**EXERCISE:**
Everything from the first line of the data below through the line that contains "Chart.register(...registerables);" should be written out exactly, please, and nothing more; the pictures stay out.

**MATERIAL PROVIDED:**

========================================================================

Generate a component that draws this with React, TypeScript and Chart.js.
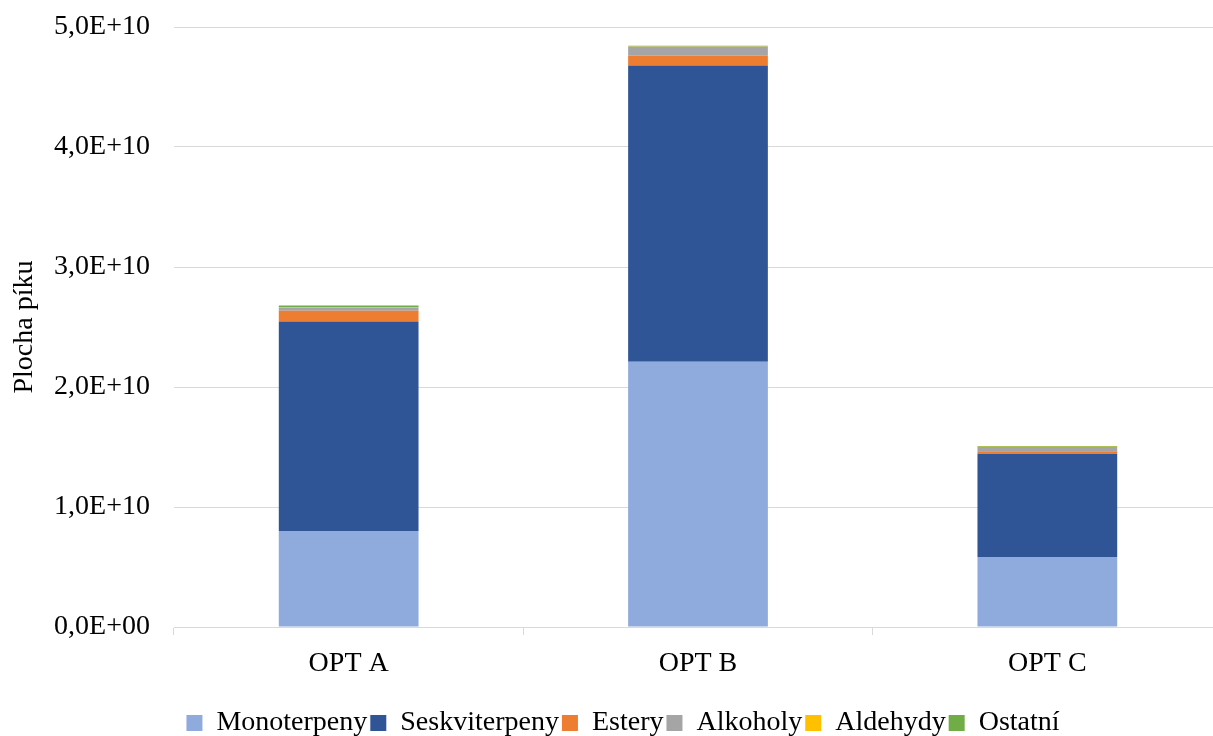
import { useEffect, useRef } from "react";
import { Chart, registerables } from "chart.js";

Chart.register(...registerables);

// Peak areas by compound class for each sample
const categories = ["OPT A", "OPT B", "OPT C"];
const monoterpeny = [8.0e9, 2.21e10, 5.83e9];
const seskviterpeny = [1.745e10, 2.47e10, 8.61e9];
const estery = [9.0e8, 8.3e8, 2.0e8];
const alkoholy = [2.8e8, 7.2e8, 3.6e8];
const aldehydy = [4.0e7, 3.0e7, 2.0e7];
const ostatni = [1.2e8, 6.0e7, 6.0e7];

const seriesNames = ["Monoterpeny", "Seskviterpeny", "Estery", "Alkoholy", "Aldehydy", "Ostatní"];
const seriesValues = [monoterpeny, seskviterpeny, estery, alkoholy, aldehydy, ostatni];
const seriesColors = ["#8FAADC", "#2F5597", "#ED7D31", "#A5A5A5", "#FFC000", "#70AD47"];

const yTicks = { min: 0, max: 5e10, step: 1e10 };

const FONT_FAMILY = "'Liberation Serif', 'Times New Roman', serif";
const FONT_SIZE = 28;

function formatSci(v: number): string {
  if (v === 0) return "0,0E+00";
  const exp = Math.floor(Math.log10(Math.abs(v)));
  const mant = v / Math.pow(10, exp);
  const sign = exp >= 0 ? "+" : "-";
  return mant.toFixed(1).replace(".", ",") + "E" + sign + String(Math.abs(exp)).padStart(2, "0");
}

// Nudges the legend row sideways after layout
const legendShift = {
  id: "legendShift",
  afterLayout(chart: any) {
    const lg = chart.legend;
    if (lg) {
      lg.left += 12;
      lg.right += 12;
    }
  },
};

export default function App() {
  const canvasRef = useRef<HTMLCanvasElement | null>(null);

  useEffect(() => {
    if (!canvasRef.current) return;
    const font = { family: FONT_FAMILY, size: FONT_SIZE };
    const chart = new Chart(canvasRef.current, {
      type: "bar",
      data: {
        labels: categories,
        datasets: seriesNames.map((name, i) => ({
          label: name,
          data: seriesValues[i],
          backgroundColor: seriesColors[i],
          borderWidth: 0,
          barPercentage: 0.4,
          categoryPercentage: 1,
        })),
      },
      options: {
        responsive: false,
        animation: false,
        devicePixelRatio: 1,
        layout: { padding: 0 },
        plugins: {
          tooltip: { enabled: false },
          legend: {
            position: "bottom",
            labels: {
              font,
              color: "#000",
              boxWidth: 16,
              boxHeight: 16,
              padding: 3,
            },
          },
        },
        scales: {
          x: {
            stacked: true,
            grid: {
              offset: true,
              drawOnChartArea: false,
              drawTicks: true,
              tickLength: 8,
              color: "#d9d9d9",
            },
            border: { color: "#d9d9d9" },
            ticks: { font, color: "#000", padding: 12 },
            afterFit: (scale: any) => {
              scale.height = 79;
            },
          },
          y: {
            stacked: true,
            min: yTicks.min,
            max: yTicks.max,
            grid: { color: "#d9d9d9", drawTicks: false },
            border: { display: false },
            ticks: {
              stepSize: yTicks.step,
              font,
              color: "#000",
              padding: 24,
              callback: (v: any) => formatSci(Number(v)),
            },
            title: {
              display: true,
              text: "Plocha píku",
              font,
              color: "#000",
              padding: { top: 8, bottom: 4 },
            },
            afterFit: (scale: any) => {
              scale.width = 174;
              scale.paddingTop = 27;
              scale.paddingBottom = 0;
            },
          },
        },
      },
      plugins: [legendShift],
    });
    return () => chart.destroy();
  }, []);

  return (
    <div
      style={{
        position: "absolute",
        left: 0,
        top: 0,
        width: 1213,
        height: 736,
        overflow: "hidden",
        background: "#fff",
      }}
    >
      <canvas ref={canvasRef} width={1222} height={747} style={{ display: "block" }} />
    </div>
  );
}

========================================================================

**CORRECT OUTPUT:**
Generate a component that draws this with React, TypeScript and Chart.js.
import { useEffect, useRef } from "react";
import { Chart, registerables } from "chart.js";

Chart.register(...registerables);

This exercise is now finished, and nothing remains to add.